This is a FAQ in the C# tag, hard to find the duplicate. The need for the cast is relevant first. The underlying reason is that the CLI only specifies a limited number of valid types for the Opcodes.Add IL instruction. Only operands of type Int32, Int64, Single, Double and IntPtr are supported. IntPtr is special as well, the C# language forbids using that one.
So the C# compiler has to use an implicit conversion to uplift the byte to a type that the operator supports. It will pick Int32 as the closest compatible type. The result of the addition is Int32. Which does not fit back into a byte without truncating the result, throwing away the extra bits. An obvious example is 255 + 1, the result is 256 in Int32 but doesn't fit a Byte and yields 0 when stored.

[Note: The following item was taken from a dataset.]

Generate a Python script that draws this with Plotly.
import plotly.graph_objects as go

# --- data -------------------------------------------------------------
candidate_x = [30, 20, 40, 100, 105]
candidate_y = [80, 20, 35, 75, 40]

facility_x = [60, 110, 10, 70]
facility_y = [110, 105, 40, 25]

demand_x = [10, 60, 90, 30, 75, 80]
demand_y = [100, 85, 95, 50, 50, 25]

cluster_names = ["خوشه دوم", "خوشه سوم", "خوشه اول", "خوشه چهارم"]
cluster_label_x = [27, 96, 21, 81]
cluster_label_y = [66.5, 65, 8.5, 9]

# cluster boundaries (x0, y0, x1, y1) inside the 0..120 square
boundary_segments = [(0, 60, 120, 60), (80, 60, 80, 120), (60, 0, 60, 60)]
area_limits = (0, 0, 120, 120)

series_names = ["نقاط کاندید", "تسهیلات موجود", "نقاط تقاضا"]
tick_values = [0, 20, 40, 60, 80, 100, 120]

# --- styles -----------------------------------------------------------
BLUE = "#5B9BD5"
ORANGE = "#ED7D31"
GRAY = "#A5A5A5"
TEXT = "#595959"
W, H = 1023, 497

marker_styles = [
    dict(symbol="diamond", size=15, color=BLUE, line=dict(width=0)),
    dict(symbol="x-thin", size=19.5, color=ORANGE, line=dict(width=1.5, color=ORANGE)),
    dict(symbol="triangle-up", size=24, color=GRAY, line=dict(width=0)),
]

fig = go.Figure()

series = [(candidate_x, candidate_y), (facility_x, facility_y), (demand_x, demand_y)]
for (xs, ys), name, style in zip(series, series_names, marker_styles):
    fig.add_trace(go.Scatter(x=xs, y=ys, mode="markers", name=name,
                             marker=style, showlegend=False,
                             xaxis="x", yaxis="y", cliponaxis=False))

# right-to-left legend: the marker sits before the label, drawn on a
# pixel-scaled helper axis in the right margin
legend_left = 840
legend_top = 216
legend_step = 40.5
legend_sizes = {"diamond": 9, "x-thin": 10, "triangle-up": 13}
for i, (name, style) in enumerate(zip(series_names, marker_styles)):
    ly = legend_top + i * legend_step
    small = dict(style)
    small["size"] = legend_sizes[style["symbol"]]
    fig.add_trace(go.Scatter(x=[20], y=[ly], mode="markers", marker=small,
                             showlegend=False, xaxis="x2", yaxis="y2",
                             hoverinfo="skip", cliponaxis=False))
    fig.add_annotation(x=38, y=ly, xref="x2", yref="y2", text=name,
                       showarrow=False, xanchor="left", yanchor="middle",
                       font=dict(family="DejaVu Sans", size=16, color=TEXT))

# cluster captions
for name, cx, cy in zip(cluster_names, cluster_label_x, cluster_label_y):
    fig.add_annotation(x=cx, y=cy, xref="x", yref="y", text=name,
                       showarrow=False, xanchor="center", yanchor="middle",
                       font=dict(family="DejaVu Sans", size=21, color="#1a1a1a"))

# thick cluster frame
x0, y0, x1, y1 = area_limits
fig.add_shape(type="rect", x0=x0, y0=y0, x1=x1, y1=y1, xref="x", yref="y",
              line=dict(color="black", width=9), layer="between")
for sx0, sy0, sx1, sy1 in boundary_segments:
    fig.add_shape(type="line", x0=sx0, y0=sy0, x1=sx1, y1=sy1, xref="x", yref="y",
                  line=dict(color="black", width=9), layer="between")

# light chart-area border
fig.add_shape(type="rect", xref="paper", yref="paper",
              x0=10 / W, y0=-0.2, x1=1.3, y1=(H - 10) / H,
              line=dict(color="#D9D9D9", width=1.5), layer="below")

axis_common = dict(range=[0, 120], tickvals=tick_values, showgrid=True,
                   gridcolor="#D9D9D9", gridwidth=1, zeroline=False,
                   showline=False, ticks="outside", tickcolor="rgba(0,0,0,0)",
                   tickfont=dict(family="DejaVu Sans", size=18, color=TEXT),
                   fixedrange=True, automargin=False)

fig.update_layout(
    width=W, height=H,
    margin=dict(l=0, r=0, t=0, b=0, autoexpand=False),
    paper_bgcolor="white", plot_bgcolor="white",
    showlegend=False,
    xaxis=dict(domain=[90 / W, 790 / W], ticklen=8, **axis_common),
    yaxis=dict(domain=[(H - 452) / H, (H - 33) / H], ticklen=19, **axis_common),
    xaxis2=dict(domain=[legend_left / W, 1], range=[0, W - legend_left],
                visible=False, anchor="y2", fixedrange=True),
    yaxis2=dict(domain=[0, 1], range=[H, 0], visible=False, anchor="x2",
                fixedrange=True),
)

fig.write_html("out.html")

That's a problem, the language designers didn't like that truncation to happen without you explicitly acknowledging that you are aware of the consequences. A cast is required to convince the compiler that you're aware. Bit of a cop-out of course, you tend to produce the cast mechanically without thinking much about the consequences. But that makes it your problem, not Microsoft's :)

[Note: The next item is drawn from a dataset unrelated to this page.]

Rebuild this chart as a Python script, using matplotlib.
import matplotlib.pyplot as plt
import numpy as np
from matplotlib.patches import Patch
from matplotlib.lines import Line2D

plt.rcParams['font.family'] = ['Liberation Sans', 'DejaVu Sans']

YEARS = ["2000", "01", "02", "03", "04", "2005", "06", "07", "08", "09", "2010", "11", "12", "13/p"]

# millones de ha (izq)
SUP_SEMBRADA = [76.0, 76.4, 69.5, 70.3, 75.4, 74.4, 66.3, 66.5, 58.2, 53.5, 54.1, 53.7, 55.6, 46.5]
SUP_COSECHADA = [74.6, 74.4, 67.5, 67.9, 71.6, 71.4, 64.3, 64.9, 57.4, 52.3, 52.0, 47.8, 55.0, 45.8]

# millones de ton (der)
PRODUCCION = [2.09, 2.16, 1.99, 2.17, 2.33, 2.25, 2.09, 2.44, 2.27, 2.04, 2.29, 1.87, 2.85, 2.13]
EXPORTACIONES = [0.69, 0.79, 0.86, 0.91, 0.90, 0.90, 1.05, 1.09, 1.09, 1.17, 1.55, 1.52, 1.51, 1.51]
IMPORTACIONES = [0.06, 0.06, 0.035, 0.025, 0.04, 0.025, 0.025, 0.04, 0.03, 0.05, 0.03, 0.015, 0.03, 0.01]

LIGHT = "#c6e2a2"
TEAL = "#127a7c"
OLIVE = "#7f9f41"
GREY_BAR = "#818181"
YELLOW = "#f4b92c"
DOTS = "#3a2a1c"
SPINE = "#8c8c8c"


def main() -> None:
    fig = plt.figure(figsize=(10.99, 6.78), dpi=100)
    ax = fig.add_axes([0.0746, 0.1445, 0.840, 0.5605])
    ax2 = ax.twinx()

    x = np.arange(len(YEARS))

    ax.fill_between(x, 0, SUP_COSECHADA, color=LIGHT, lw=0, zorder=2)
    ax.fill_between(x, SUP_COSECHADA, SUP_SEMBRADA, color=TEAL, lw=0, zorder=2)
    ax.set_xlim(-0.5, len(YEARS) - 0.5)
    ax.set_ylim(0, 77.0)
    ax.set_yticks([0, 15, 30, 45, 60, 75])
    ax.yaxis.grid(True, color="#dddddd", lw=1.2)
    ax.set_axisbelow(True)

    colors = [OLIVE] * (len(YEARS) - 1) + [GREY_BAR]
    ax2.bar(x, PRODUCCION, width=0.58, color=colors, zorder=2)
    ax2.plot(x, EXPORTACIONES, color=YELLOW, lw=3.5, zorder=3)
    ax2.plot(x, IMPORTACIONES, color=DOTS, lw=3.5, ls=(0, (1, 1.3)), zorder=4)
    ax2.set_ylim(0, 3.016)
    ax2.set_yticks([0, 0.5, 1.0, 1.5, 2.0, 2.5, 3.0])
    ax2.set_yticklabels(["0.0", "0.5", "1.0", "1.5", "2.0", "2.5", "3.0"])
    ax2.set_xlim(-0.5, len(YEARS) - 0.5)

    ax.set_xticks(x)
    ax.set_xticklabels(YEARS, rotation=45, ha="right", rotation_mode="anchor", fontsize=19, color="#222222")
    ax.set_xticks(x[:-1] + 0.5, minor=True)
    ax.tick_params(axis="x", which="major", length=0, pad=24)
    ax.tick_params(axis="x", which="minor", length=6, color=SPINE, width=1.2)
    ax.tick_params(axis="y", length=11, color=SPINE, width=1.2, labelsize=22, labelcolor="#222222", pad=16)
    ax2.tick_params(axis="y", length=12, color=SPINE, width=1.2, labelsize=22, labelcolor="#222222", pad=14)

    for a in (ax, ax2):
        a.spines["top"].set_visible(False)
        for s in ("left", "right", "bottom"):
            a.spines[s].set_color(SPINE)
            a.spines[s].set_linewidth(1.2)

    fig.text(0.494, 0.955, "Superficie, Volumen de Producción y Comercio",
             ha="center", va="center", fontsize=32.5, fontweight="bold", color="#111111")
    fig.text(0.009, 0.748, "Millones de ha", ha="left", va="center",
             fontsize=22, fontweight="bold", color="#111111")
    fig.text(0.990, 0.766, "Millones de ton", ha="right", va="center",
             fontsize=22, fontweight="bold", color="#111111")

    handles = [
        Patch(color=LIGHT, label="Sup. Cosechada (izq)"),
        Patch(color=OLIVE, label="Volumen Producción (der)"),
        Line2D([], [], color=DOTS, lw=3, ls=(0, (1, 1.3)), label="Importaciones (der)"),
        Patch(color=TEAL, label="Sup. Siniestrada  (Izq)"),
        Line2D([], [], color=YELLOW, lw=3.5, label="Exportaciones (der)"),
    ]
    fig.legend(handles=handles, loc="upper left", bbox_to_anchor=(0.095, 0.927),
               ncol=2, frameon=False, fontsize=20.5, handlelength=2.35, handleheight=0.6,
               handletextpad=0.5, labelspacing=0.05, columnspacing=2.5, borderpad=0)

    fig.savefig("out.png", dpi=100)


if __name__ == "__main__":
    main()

The rub was the += operator, a very nice operator to write condense code. Resembles the brevity of the var keyword. Rock and a hard place however, where do you put the cast? It just doesn't work so they punted the problem and allowed truncation without a cast.
Notable is the way VB.NET works, it doesn't require a cast. But it gives a guarantee that C# doesn't provide by default, it will generate an OverflowException when the result doesn't fit. Pretty nice, but that check doesn't come for free.
Designing clean languages is a very hard problem. The C# team did an excellent job, warts not withstanding. Otherwise the kind of warts brought on by processor design. IL has these type restrictions because that's what real 32-bit processors have too, particularly the RISC designs that were popular in the 90s. Their internal registers can only handle 32-bit integers and IEEE-754 floating point. And only permit smaller types in loads and stores. The Intel x86 core is very popular and actually permits basic operations on smaller types. But that's mostly a historical accident due to Intel keeping the design compatible through the 8-bit 8080 and 16-bit 8086 generations. It doesn't come for free, 16-bit operations costs an extra cpu cycle. To be avoided.